-- begin Data --

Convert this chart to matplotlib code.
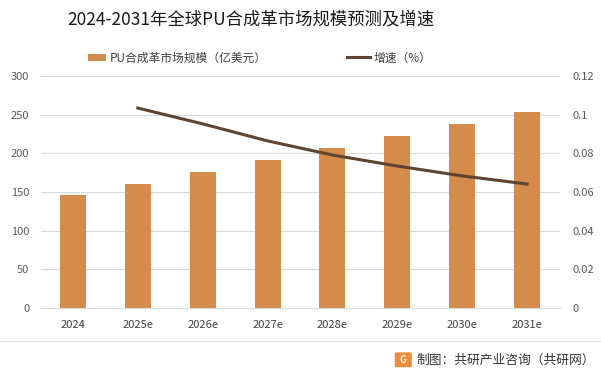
import matplotlib
matplotlib.use("Agg")
import matplotlib.pyplot as plt
from matplotlib.patches import FancyBboxPatch
import numpy as np

plt.rcParams['font.family'] = ['Noto Sans CJK SC', 'DejaVu Sans']

years = ['2024', '2025e', '2026e', '2027e', '2028e', '2029e', '2030e', '2031e']
market = [146, 160, 176, 191, 207, 222, 238, 253]
growth = [None, 0.1034, 0.0952, 0.0864, 0.0791, 0.0734, 0.0683, 0.0641]
left_ticks = [0, 50, 100, 150, 200, 250, 300]
right_ticks = [0, 0.02, 0.04, 0.06, 0.08, 0.1, 0.12]
right_labels = ['0', '0.02', '0.04', '0.06', '0.08', '0.1', '0.12']

bar_color = '#D58B4B'
line_color = '#5E4431'
tick_color = '#595959'

fig = plt.figure(figsize=(6.01, 3.74), dpi=100)
ax = fig.add_axes([0.0674, 0.1765, 0.8636, 0.6205])
ax2 = ax.twinx()

x = np.arange(len(years))
bars = ax.bar(x, market, width=0.4, color=bar_color, zorder=2,
              label='PU合成革市场规模（亿美元）')
gx = [i for i, g in enumerate(growth) if g is not None]
gy = [g for g in growth if g is not None]
line, = ax2.plot(gx, gy, color=line_color, linewidth=2.2, label='增速（%）')

ax.set_xlim(-0.5, len(years) - 0.5)
ax.set_ylim(0, 300)
ax.set_yticks(left_ticks)
ax2.set_ylim(0, 0.12)
ax2.set_yticks(right_ticks)
ax2.set_yticklabels(right_labels)
ax.set_xticks(x)
ax.set_xticklabels(years)

ax.grid(axis='y', color='#D9D9D9', linewidth=0.8, zorder=0)
ax.set_axisbelow(True)
for a in (ax, ax2):
    for s in a.spines.values():
        s.set_visible(False)
ax.spines['bottom'].set_visible(True)
ax.spines['bottom'].set_color('#D9D9D9')
ax.tick_params(axis='both', length=0, labelsize=8, colors=tick_color, pad=8)
ax.tick_params(axis='x', colors='#404040', pad=9)
ax2.tick_params(axis='y', length=0, labelsize=8, colors=tick_color, pad=9)

fig.text(0.418, 0.947, '2024-2031年全球PU合成革市场规模预测及增速',
         ha='center', va='center', fontsize=12.5, color='#1a1a1a')

fig.legend(handles=[bars], loc='center left', bbox_to_anchor=(0.128, 0.845),
           frameon=False, fontsize=8.5, handlelength=1.6, handleheight=0.5,
           handletextpad=0.3, labelcolor='#404040')
fig.legend(handles=[line], loc='center left', bbox_to_anchor=(0.56, 0.845),
           frameon=False, fontsize=8.5, handlelength=1.9, handletextpad=0.3,
           labelcolor='#404040')

# bottom source line
fig.add_artist(plt.Line2D([0, 1], [0.088, 0.088], color='#E0E0E0', linewidth=0.8))
fig.add_artist(FancyBboxPatch((0.66, 0.022), 0.022, 0.032,
                              boxstyle='round,pad=0.002', color='#F08A3C',
                              transform=fig.transFigure))
fig.text(0.671, 0.038, 'G', ha='center', va='center', fontsize=7,
         color='white', fontweight='bold')
fig.text(0.693, 0.038, '制图：共研产业咨询（共研网）', ha='left', va='center',
         fontsize=9.2, color='#333333')

fig.savefig('out.png', dpi=100)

-- end Data --

Reproduce each line exactly as it appears, omitting the pictures.

Convert this chart to matplotlib code.
import matplotlib
matplotlib.use("Agg")
import matplotlib.pyplot as plt
from matplotlib.patches import FancyBboxPatch
import numpy as np

plt.rcParams['font.family'] = ['Noto Sans CJK SC', 'DejaVu Sans']

years = ['2024', '2025e', '2026e', '2027e', '2028e', '2029e', '2030e', '2031e']
market = [146, 160, 176, 191, 207, 222, 238, 253]
growth = [None, 0.1034, 0.0952, 0.0864, 0.0791, 0.0734, 0.0683, 0.0641]
left_ticks = [0, 50, 100, 150, 200, 250, 300]
right_ticks = [0, 0.02, 0.04, 0.06, 0.08, 0.1, 0.12]
right_labels = ['0', '0.02', '0.04', '0.06', '0.08', '0.1', '0.12']

bar_color = '#D58B4B'
line_color = '#5E4431'
tick_color = '#595959'

fig = plt.figure(figsize=(6.01, 3.74), dpi=100)
ax = fig.add_axes([0.0674, 0.1765, 0.8636, 0.6205])
ax2 = ax.twinx()

x = np.arange(len(years))
bars = ax.bar(x, market, width=0.4, color=bar_color, zorder=2,
              label='PU合成革市场规模（亿美元）')
gx = [i for i, g in enumerate(growth) if g is not None]
gy = [g for g in growth if g is not None]
line, = ax2.plot(gx, gy, color=line_color, linewidth=2.2, label='增速（%）')

ax.set_xlim(-0.5, len(years) - 0.5)
ax.set_ylim(0, 300)
ax.set_yticks(left_ticks)
ax2.set_ylim(0, 0.12)
ax2.set_yticks(right_ticks)
ax2.set_yticklabels(right_labels)
ax.set_xticks(x)
ax.set_xticklabels(years)

ax.grid(axis='y', color='#D9D9D9', linewidth=0.8, zorder=0)
ax.set_axisbelow(True)
for a in (ax, ax2):
    for s in a.spines.values():
        s.set_visible(False)
ax.spines['bottom'].set_visible(True)
ax.spines['bottom'].set_color('#D9D9D9')
ax.tick_params(axis='both', length=0, labelsize=8, colors=tick_color, pad=8)
ax.tick_params(axis='x', colors='#404040', pad=9)
ax2.tick_params(axis='y', length=0, labelsize=8, colors=tick_color, pad=9)

fig.text(0.418, 0.947, '2024-2031年全球PU合成革市场规模预测及增速',
         ha='center', va='center', fontsize=12.5, color='#1a1a1a')

fig.legend(handles=[bars], loc='center left', bbox_to_anchor=(0.128, 0.845),
           frameon=False, fontsize=8.5, handlelength=1.6, handleheight=0.5,
           handletextpad=0.3, labelcolor='#404040')
fig.legend(handles=[line], loc='center left', bbox_to_anchor=(0.56, 0.845),
           frameon=False, fontsize=8.5, handlelength=1.9, handletextpad=0.3,
           labelcolor='#404040')

# bottom source line
fig.add_artist(plt.Line2D([0, 1], [0.088, 0.088], color='#E0E0E0', linewidth=0.8))
fig.add_artist(FancyBboxPatch((0.66, 0.022), 0.022, 0.032,
                              boxstyle='round,pad=0.002', color='#F08A3C',
                              transform=fig.transFigure))
fig.text(0.671, 0.038, 'G', ha='center', va='center', fontsize=7,
         color='white', fontweight='bold')
fig.text(0.693, 0.038, '制图：共研产业咨询（共研网）', ha='left', va='center',
         fontsize=9.2, color='#333333')

fig.savefig('out.png', dpi=100)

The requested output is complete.